-- begin --

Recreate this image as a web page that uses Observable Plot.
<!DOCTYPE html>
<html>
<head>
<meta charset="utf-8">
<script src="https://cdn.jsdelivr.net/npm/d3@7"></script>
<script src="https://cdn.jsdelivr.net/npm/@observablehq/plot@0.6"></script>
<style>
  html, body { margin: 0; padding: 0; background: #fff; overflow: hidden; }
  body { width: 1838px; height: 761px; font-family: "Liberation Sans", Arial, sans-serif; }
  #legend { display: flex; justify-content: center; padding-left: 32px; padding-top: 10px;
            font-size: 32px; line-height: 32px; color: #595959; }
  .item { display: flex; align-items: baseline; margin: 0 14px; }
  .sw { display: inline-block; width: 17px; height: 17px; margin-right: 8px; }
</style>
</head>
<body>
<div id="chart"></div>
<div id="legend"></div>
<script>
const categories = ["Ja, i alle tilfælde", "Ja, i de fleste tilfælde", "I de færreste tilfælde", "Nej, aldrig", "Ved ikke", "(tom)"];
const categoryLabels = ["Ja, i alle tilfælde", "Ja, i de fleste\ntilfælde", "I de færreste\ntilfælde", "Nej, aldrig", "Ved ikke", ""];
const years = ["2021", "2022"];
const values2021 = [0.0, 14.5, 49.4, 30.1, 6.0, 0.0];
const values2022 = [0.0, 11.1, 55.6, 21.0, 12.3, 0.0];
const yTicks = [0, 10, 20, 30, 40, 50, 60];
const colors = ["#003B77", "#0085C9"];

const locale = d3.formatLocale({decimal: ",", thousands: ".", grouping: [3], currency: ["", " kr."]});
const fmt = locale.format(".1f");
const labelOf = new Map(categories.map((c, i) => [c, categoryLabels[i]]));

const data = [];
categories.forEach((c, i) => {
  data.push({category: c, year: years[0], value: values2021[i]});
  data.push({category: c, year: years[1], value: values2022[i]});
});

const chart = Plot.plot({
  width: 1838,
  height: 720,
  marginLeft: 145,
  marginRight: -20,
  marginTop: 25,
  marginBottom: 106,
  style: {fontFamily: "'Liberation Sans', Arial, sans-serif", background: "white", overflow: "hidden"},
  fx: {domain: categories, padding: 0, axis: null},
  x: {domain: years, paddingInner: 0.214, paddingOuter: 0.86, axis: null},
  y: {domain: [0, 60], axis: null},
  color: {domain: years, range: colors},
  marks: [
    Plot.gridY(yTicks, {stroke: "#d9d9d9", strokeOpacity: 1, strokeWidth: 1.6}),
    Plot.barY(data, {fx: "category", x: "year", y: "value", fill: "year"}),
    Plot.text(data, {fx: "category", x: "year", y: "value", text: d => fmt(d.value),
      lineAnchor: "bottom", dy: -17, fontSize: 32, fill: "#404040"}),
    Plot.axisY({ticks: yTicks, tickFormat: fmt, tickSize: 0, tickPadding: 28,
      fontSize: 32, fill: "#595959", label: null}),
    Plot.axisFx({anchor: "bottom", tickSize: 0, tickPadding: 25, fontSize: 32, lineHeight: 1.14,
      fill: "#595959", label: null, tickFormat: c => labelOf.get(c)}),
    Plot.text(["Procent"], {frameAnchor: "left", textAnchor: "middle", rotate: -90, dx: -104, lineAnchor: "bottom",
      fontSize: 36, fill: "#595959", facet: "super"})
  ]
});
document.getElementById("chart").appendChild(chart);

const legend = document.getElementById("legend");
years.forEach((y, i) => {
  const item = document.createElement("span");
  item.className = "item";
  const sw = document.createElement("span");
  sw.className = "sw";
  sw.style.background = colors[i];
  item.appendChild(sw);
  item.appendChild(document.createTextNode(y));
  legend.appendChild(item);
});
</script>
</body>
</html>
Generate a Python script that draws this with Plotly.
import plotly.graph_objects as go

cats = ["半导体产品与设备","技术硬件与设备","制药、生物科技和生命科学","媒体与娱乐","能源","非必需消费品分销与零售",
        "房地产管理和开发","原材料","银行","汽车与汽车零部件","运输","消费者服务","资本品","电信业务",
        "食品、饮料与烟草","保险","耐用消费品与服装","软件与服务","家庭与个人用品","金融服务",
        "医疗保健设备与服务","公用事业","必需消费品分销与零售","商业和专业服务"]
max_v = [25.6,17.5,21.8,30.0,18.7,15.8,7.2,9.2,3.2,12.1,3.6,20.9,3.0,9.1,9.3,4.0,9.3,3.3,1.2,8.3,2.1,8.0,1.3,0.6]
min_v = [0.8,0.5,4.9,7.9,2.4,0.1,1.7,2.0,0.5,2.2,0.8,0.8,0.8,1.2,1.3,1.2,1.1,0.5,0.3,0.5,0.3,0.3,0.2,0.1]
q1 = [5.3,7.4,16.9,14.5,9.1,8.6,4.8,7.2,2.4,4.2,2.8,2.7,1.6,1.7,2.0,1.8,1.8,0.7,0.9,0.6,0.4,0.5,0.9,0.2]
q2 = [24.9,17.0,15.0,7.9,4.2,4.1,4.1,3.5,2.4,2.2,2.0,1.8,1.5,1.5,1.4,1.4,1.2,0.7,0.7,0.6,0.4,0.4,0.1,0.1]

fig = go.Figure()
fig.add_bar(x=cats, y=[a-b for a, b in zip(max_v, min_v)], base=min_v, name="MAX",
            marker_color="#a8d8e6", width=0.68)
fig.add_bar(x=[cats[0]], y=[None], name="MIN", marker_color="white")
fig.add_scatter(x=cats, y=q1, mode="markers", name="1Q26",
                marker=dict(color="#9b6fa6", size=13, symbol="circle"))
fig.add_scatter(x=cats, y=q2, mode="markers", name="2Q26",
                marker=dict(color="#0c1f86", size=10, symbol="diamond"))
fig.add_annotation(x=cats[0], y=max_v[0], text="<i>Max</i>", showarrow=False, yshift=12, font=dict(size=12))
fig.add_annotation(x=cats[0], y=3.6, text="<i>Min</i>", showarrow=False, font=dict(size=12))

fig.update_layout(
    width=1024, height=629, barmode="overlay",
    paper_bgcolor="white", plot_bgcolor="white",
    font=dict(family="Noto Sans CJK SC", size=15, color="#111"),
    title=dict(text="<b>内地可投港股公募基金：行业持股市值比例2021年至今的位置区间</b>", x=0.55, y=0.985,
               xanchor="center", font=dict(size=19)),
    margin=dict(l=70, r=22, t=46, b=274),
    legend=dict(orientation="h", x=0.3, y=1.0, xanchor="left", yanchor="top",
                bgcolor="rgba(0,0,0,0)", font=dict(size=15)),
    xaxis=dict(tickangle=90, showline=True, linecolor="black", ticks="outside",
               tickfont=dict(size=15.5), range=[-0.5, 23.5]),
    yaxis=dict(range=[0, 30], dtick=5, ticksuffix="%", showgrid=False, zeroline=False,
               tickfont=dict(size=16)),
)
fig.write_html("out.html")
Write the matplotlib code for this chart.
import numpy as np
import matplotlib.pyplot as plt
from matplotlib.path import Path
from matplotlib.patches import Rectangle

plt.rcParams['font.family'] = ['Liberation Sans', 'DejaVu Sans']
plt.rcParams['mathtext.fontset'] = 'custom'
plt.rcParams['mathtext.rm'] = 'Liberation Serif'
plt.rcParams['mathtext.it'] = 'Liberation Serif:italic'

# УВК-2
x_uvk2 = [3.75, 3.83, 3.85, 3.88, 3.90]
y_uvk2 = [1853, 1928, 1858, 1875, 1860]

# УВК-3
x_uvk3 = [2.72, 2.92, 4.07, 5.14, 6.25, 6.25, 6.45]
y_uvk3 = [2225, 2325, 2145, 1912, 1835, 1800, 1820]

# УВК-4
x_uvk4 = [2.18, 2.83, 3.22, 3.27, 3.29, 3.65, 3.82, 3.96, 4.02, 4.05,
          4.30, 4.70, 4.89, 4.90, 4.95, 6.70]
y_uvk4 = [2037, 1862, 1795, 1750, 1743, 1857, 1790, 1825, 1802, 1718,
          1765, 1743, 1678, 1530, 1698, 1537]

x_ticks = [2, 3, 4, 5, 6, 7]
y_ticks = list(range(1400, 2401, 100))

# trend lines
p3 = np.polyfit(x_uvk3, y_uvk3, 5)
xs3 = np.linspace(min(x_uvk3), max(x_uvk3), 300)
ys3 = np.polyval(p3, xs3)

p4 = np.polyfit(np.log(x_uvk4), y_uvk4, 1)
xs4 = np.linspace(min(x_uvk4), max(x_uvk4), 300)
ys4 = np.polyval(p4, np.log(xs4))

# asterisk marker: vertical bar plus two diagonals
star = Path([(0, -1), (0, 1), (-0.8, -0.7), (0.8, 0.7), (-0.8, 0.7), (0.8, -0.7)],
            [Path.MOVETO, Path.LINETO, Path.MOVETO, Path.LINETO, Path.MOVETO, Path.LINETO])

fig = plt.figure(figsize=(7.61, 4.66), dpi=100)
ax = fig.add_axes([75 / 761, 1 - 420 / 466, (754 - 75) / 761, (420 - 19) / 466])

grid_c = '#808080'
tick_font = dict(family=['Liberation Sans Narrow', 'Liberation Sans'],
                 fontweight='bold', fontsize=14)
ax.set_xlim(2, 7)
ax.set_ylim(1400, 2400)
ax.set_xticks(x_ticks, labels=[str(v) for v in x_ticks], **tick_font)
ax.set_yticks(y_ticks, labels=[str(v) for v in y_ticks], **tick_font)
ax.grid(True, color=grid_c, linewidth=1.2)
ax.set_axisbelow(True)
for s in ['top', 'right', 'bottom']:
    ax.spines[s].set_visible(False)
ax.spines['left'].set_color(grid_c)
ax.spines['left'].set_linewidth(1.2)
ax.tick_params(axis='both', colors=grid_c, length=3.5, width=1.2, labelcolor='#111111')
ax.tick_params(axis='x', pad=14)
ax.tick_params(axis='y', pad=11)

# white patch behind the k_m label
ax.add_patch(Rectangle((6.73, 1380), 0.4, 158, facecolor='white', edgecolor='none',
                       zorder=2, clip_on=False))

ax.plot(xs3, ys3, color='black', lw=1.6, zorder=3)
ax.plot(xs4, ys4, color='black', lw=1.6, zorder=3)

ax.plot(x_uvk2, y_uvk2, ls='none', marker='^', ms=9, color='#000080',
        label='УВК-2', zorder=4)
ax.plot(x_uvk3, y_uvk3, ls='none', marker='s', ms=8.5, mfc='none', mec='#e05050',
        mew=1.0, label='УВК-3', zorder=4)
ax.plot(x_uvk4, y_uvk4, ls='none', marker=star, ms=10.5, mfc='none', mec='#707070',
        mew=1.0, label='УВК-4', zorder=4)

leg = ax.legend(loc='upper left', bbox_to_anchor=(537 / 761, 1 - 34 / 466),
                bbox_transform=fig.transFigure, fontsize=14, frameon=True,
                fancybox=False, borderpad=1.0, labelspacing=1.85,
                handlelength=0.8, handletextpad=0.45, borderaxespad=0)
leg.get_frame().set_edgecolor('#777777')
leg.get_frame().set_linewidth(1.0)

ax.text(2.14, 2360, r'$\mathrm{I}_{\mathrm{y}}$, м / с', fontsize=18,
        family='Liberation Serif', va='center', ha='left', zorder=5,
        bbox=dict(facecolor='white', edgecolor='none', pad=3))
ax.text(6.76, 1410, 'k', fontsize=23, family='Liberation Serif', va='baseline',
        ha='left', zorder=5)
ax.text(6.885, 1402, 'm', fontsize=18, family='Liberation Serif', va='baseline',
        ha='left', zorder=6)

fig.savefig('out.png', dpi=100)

-- end --

▶ [Exercise details]
Copy exactly, and only, the lines from the one containing "Generate a Python" through the one containing "import plotly.graph_objects as go".

▶ [Result]
Generate a Python script that draws this with Plotly.
import plotly.graph_objects as go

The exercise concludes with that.